The right is on the ascendant in Europe. After Sarkozy’s resounding victory in last year’s French presidential elections and Berlusconi’s recent return to power in Italy, the conservatives in Britain have celebrated their largest electoral win for years in what most see as the beginning of the road back to power.
One after another, governments are falling into the hands of the right: in Austria, Sweden, and Denmark, as in Germany, Poland, and the Czech Republic. The new rightwing wave sweeping across the continent has also seen the far right not only win more supporters and sympathisers on its margins, but penetrate into the mainstream itself.
In December last year, Switzerland’s far right Swiss People’s Party registered the best election showing of any single party in the country for nearly a century after a campaign targeting immigrants, with a poster featuring a black sheep being kicked out by white ones under the slogan “Security Now”. And last month Berlusconi swept back to power with the help of the neo-fascist National Alliance and the xenophobic Northern League, while one of his key allies, the far right Gianni Alemanno, was elected mayor of Rome.
In London, Boris Johnson, the populist and Eurosceptic conservative candidate, succeeded in unseating Ken Livingstone, while the far right British National Party won its first seat on the London Assembly. It is worth recalling that in the run-up to the elections the BNP had instructed its supporters to give Johnson their second preference votes.
The Conservative list for the London Assembly got 34.05%, while between them the British National Party (5.33%), Christian Voice (2.86%), and Ukip (1.90%) won 10% of the votes. And given that Johnson had a mere 5.5% lead over Livingstone it may be reasonable to conclude that the far right has played a decisive role in his victory.
But the far right’s greatest gains have not been made in direct electoral contests. Its most significant achievements have been silent and invisible, won on the battleground of discourse, with its slogans and demands gradually infiltrating mainstream political discourse. From immigration and asylum, to national identity, and national pride, the far right’s populist rhetoric has moved to the centre stage of politics. In the run-up to the French elections last year, Sarkozy was able to shatter the electoral base of the racist National Front leader Jean Marie le Pen by adopting much of his repertoire, prompting Le Pen’s complaint that Nicolas Sarkozy had “stolen” his clothes.
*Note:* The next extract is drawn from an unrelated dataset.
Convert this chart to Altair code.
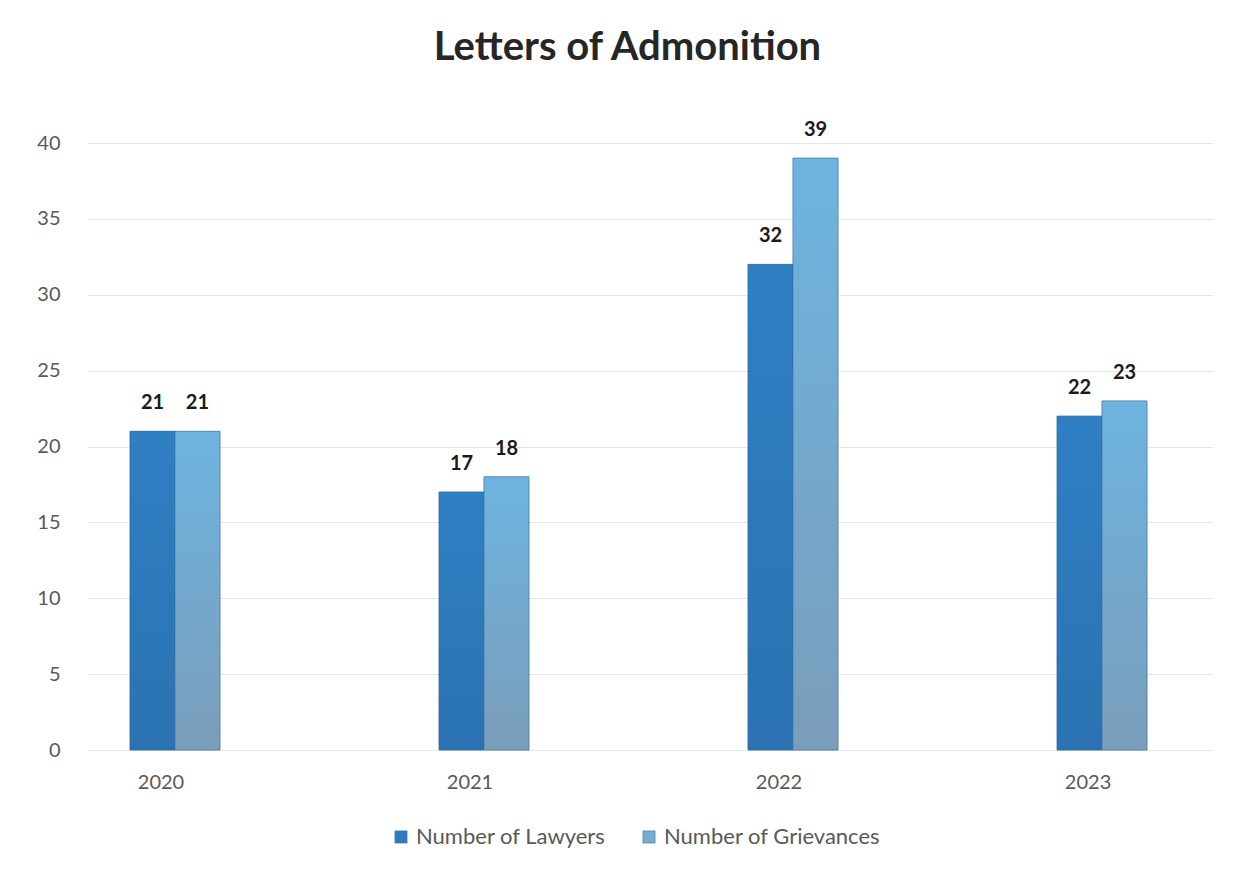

Here in the UK, the Tories, tormented by Labour’s resurrection during the 1990s, and keen to wipe out the stain of “nastiness”, have had to introduce a number of adjustments to their discourse and leadership style. Iain Duncan-Smith was forced to apologetically concede that “We do believe there is such a thing as society”, in an attempt to distance his party from Thatcher’s damaging legacy and rebrand the Conservatives as “the party of society and the vulnerable”. And when the party was defeated once again in the 2005 general election after a virulent anti-immigration and anti-EU campaign, it ditched its grey aging leader for young stylish David Cameron. The latter proceeded to reorder the party’s priorities, shifting focus from immigration, asylum, and the EU, to terrorism, multiculturalism, and security.
Today, with the rise of the far right, and the decline of the left, the pressure on the Conservative party, like other centre-right European parties, no longer comes from the left as it did in the last decade, but from the right. The likelihood, therefore, is that the party will follow in the footsteps of its sister parties across Europe, moving further to the right – while remaining faithful to the Blairite magical recipe of informal style, youthful appearance, charm, and sound bites.
In its different shades and tones, the right has been the greatest beneficiary from the climate of fear reigning in Europe today: fear of terrorism, fear of Islam, fear of immigration, fear of foreigners, and the latest fear: economic recession and loss of livelihood. The post-9/11 world of tension, insecurity, and suspicion has created the ideal environment for the resurrection and flourishing of the right in all its different manifestations, from the mainstream to the extreme, often blurring the boundaries between the two.
What is undeniable is that Europe is moving to the right. The question is whether this shift is unavoidable and irreversible. Must we all accept this new reality as Europe’s inescapable destiny? Or can a mobilisation and broad coalition of the left in its different variants – ethnic and religious minorities, civil rights groups, and all those opposed to the right’s narrow and exclusionist political vision – bring the right’s march to a halt?